Soft skills training is just as important as medical school.

Soft skills training is just as important as medical school.

Soft skills, also known as interpersonal skills, are the emotional, behavioral, and attitude-based components of a doctor’s overall bedside manner.

On paper, soft skills may seem less important than clinical degrees and academic training, but from a patient’s perspective and when considering health outcomes, it makes a huge difference.

The hard skills students learn in medical school are honed and expanded over the course of their careers, yet studies have shown that soft skills, like empathy, actually decline during the later years of medical school and residency.

It’s understandable how this can happen—clinicians who are tasked with working within an understaffed, overburdened health care system are at constant risk of burning out.

Asking them to do even more for their patients could seem counterintuitive and insurmountable. But soft skills can actually reduce burnout, help care teams work together better, and promote more productive patient interactions.

This is why it’s crucial to implement soft skills training for health care staff.

What are essential soft skills for health care professionals?

Unlike clinical skills, soft skills are not as easy to quantify, and may not be listed on a resume. However, they become visible during interpersonal interactions. Peer and patient feedback are both excellent ways to assess a clinician’s soft skills.

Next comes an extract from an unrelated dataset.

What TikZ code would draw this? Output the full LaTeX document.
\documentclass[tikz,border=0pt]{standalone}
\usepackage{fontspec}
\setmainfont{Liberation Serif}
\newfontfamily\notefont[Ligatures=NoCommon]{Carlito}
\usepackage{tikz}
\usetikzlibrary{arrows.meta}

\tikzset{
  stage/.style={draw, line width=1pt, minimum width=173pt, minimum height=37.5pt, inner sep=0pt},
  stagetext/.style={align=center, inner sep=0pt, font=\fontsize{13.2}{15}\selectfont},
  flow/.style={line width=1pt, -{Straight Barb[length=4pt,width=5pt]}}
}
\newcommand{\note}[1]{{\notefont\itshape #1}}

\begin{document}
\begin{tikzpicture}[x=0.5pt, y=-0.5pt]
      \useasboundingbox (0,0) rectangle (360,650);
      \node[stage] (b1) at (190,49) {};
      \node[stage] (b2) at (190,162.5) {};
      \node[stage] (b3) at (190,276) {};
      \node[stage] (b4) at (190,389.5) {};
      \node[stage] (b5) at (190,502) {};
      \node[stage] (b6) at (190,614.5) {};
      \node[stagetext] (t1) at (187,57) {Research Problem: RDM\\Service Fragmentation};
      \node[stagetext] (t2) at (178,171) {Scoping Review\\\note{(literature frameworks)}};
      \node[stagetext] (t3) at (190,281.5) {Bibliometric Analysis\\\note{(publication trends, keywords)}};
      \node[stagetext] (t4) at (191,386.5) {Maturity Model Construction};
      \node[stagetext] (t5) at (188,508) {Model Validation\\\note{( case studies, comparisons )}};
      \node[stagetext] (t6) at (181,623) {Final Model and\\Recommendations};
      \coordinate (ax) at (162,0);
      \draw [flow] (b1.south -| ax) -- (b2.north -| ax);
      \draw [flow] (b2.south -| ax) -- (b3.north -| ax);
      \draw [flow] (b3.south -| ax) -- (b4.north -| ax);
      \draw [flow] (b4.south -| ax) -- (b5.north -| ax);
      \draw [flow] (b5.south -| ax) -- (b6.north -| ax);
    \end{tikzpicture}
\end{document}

Which soft skill is the most important is subjective to each clinician and patient’s feelings, but experts agree that there are a set of core emotional intelligence skills, including:

  • Empathy. Being able to actively listen, emotionally connect, and understand how diagnosis and treatments affect a patient’s well-being.
  • Communication. Clearly and compassionately explaining interventions, procedures, and expected outcomes.
  • Self-awareness. Acknowledging biases, managing the effects of stress, and accepting feedback.
  • Teamwork. Working together with colleagues as well as patient support systems.
  • Adaptability and problem-solving. Being able to stay calm in stressful situations, remain solution-oriented, and de-escalate conflicts.

Why empathy is important for doctors.

Research has shown that empathy improves patient outcomes in a number of ways:

  • It builds trust. When patients feel like they can trust their doctor, they are more willing to open up about their histories and be honest about their experience.
  • It promotes better treatment adherence. Trust is a major predictor of patient adherence, and patients who felt that their clinician was empathetic and genuinely cared about them were more likely to take treatments as prescribed.
  • It can decrease severity and duration of illness. Studies have shown that patients with the common cold who perceived their health care providers as empathetic had shorter, less severe bouts of illness.

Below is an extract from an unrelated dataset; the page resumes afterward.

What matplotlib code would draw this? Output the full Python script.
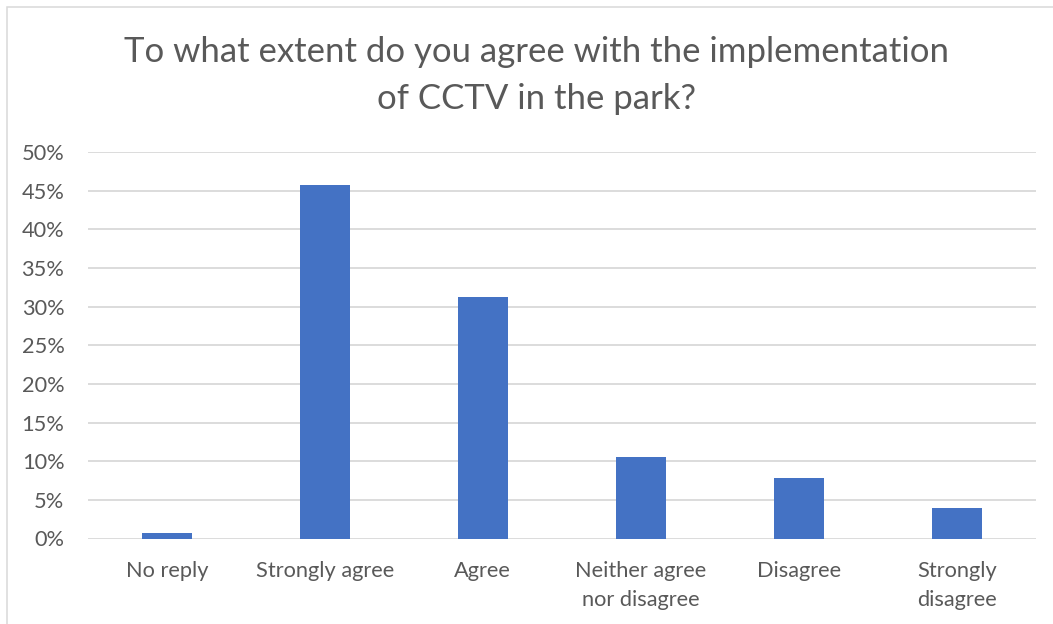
import matplotlib
matplotlib.use("Agg")
import matplotlib.pyplot as plt
from matplotlib.patches import Rectangle
from matplotlib.ticker import PercentFormatter, MultipleLocator

# Survey responses (share of respondents, %)
categories = ["No reply", "Strongly agree", "Agree",
              "Neither agree\nnor disagree", "Disagree", "Strongly\ndisagree"]
shares = [0.75, 45.7, 31.3, 10.6, 7.8, 3.9]
title = "To what extent do you agree with the implementation\nof CCTV in the park?"

W, H, DPI = 1053, 624, 100
BAR = "#4472C4"
GRID = "#D9D9D9"
TEXT = "#595959"
FONT = "Lato"

plt.rcParams["font.family"] = [FONT, "DejaVu Sans"]

fig = plt.figure(figsize=(W / DPI, H / DPI), dpi=DPI)
fig.patch.set_facecolor("white")

# chart-area outline
fig.patches.append(Rectangle((7 / W, -0.05), 1.2, 1 - 7 / H + 0.05,
                             transform=fig.transFigure, fill=False,
                             edgecolor=GRID, linewidth=1.1, zorder=0))

left, right = 88 / W, 1035.7 / W
bottom, top = 1 - 538.5 / H, 1 - 152 / H
ax = fig.add_axes([left, bottom, right - left, top - bottom])

x = range(len(categories))
ax.bar(x, shares, width=0.315, color=BAR, zorder=3)

ax.set_xlim(-0.5, len(categories) - 0.5)
ax.set_ylim(0, 50)
ax.yaxis.set_major_locator(MultipleLocator(5))
ax.yaxis.set_major_formatter(PercentFormatter(decimals=0))
ax.grid(axis="y", color=GRID, linewidth=1.3, zorder=0)
ax.set_axisbelow(True)
for s in ax.spines.values():
    s.set_visible(False)

ax.set_xticks(list(x))
ax.set_xticklabels(categories, linespacing=1.6)
ax.tick_params(axis="both", length=0, labelsize=15.7, labelcolor=TEXT)
ax.tick_params(axis="y", pad=17)
ax.tick_params(axis="x", pad=16)

fig.text(536.6 / W, 1 - 75.5 / H, title, ha="center", va="center",
         fontsize=25, color=TEXT, linespacing=1.55)

fig.savefig("out.png", dpi=DPI, facecolor="white")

Soft skills can also help clinicians develop a better understanding of patients with backgrounds that differ from their own.

Empathy and self-awareness are both crucial to delivering culturally competent care, which has been shown to positively improve patient outcomes. There’s a big difference between treating a patient’s symptoms and being aware of larger contexts—the communities they belong to, the social determinants of health that may impact their situation, or if they experience racism, homophobia, and/or transphobia in health care.

But patients aren’t the only ones to benefit from a doctor’s emotional intelligence, it benefits clinicians, too. When a doctor can regulate their own emotional responses and deal with stress they are less likely to experience burnout. Studies have also shown that better communication skills can lower the risk of litigation and malpractice lawsuits. With empathy in health care, everyone wins.

How to improve soft skills training for clinicians.

Emotional intelligence may come naturally for some people, but that doesn’t mean it can’t be learned like any other skill. To improve and expand soft skills training within and outside of medical school relies on many of the same principles of typical compliance training. Clinicians need to commit to learning soft skills as an ongoing process of self-reflection that extends beyond one-off workshops.

  • Mentorship. Ananth Ravi, PhD suggests encouraging medical students to train under clinicians who excel at emotional intelligence skills as well as clinical skills.
  • Practice groups. According to leadership experts Jamil Zaki and Hitendra Wadhwa, using a practice group can accelerate learning by encouraging accountability and camaraderie.
  • Case studies. Lisa Davila, MS, RN lists case studies as a helpful way to learn about challenging skills. By reading how an individual or team was able to navigate a certain issue from start to finish, clinicians can see soft skills in action.

The term “soft skills” implies that skills like stress management, self-awareness, and empathy are easier to achieve than the “hard” skills acquired with a degree.

The truth is, learning soft skills requires practice, ongoing commitment, and a willingness to be vulnerable. It may be challenging at first, but the benefits are wide-ranging for both patients as well as clinicians and health care organizations.